#### Task details
Return the whole listing, line for line, without the pictures in it.
•••
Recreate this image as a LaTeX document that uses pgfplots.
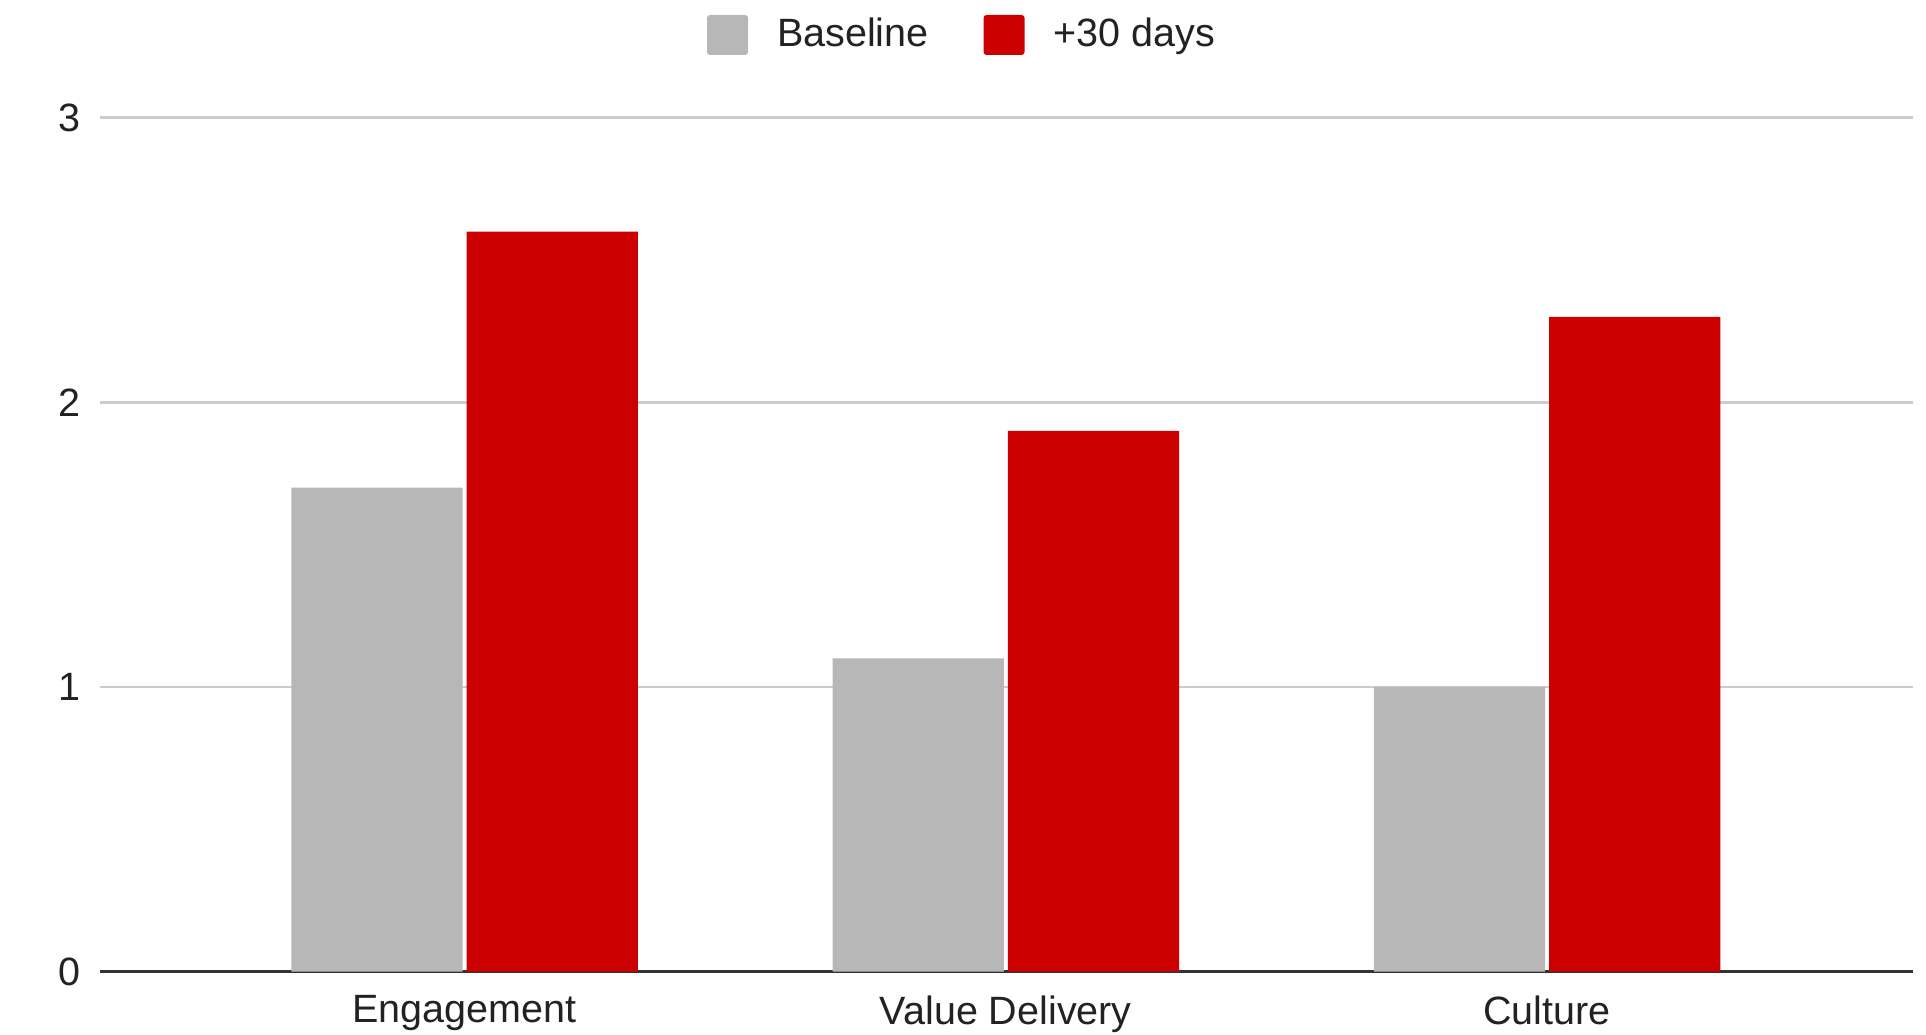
\documentclass[border=0pt]{standalone}
\usepackage{fontspec}
\setmainfont{Liberation Sans}
\usepackage{pgfplots}
\pgfplotsset{compat=1.18}
\definecolor{basegray}{HTML}{B7B7B7}
\definecolor{dred}{HTML}{CC0000}
\definecolor{gridc}{HTML}{CCCCCC}
\definecolor{axisc}{HTML}{333333}
\definecolor{txt}{HTML}{222222}
\begin{document}
\fontsize{19.75pt}{23.7pt}\selectfont
\begin{tikzpicture}
\useasboundingbox (0,0) rectangle (963pt,517pt);
\begin{axis}[
  at={(50pt,31.25pt)}, anchor=south west,
  scale only axis, width=906.5pt, height=426.9pt,
  xmin=-0.6735, xmax=2.676, ymin=0, ymax=3,
  ytick={0,1,2,3}, xtick={0,1,2},
  xticklabels={Engagement,Value Delivery,Culture},
  ymajorgrids, grid style={gridc, line width=1.2pt},
  axis x line*=bottom, axis y line*=left,
  x axis line style={axisc, line width=1.5pt},
  y axis line style={draw=none},
  major tick length=0pt, tick style={draw=none},
  ybar, bar width=85.6pt,
  tick label style={font=\fontsize{19.75pt}{23.7pt}\selectfont, text=txt},
  /pgf/number format/assume math mode=true,
  yticklabel style={anchor=east, inner sep=0pt, xshift=-9.7pt},
  xticklabel style={anchor=north, inner sep=0pt, yshift=-11.75pt},
  legend columns=2,
  legend style={at={(0.4749,1.1203)}, anchor=north, draw=none, fill=none,
    inner sep=0pt, outer sep=0pt,
    nodes={inner sep=0pt, text=txt, font=\fontsize{19.75pt}{23.7pt}\selectfont},
    cells={anchor=base west},
    /tikz/every odd column/.append style={column sep=14.5pt},
    /tikz/every even column/.append style={column sep=27.5pt}},
]
\addplot[fill=basegray, draw=none, bar shift=-43.8pt,
  legend image code/.code={\fill[basegray, rounded corners=1.5pt] (0pt,-4.15pt) rectangle (20.5pt,15.85pt);}]
  coordinates {(0,1.7) (1,1.1) (2,1.0)};
\addplot[fill=dred, draw=none, bar shift=43.8pt,
  legend image code/.code={\fill[dred, rounded corners=1.5pt] (0pt,-4.15pt) rectangle (20.5pt,15.85pt);}]
  coordinates {(0,2.6) (1,1.9) (2,2.3)};
\legend{Baseline,+30 days}
\end{axis}
\end{tikzpicture}
\end{document}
•••
#### The result
Recreate this image as a LaTeX document that uses pgfplots.
\documentclass[border=0pt]{standalone}
\usepackage{fontspec}
\setmainfont{Liberation Sans}
\usepackage{pgfplots}
\pgfplotsset{compat=1.18}
\definecolor{basegray}{HTML}{B7B7B7}
\definecolor{dred}{HTML}{CC0000}
\definecolor{gridc}{HTML}{CCCCCC}
\definecolor{axisc}{HTML}{333333}
\definecolor{txt}{HTML}{222222}
\begin{document}
\fontsize{19.75pt}{23.7pt}\selectfont
\begin{tikzpicture}
\useasboundingbox (0,0) rectangle (963pt,517pt);
\begin{axis}[
  at={(50pt,31.25pt)}, anchor=south west,
  scale only axis, width=906.5pt, height=426.9pt,
  xmin=-0.6735, xmax=2.676, ymin=0, ymax=3,
  ytick={0,1,2,3}, xtick={0,1,2},
  xticklabels={Engagement,Value Delivery,Culture},
  ymajorgrids, grid style={gridc, line width=1.2pt},
  axis x line*=bottom, axis y line*=left,
  x axis line style={axisc, line width=1.5pt},
  y axis line style={draw=none},
  major tick length=0pt, tick style={draw=none},
  ybar, bar width=85.6pt,
  tick label style={font=\fontsize{19.75pt}{23.7pt}\selectfont, text=txt},
  /pgf/number format/assume math mode=true,
  yticklabel style={anchor=east, inner sep=0pt, xshift=-9.7pt},
  xticklabel style={anchor=north, inner sep=0pt, yshift=-11.75pt},
  legend columns=2,
  legend style={at={(0.4749,1.1203)}, anchor=north, draw=none, fill=none,
    inner sep=0pt, outer sep=0pt,
    nodes={inner sep=0pt, text=txt, font=\fontsize{19.75pt}{23.7pt}\selectfont},
    cells={anchor=base west},
    /tikz/every odd column/.append style={column sep=14.5pt},
    /tikz/every even column/.append style={column sep=27.5pt}},
]
\addplot[fill=basegray, draw=none, bar shift=-43.8pt,
  legend image code/.code={\fill[basegray, rounded corners=1.5pt] (0pt,-4.15pt) rectangle (20.5pt,15.85pt);}]
  coordinates {(0,1.7) (1,1.1) (2,1.0)};
\addplot[fill=dred, draw=none, bar shift=43.8pt,
  legend image code/.code={\fill[dred, rounded corners=1.5pt] (0pt,-4.15pt) rectangle (20.5pt,15.85pt);}]
  coordinates {(0,2.6) (1,1.9) (2,2.3)};
\legend{Baseline,+30 days}
\end{axis}
\end{tikzpicture}
\end{document}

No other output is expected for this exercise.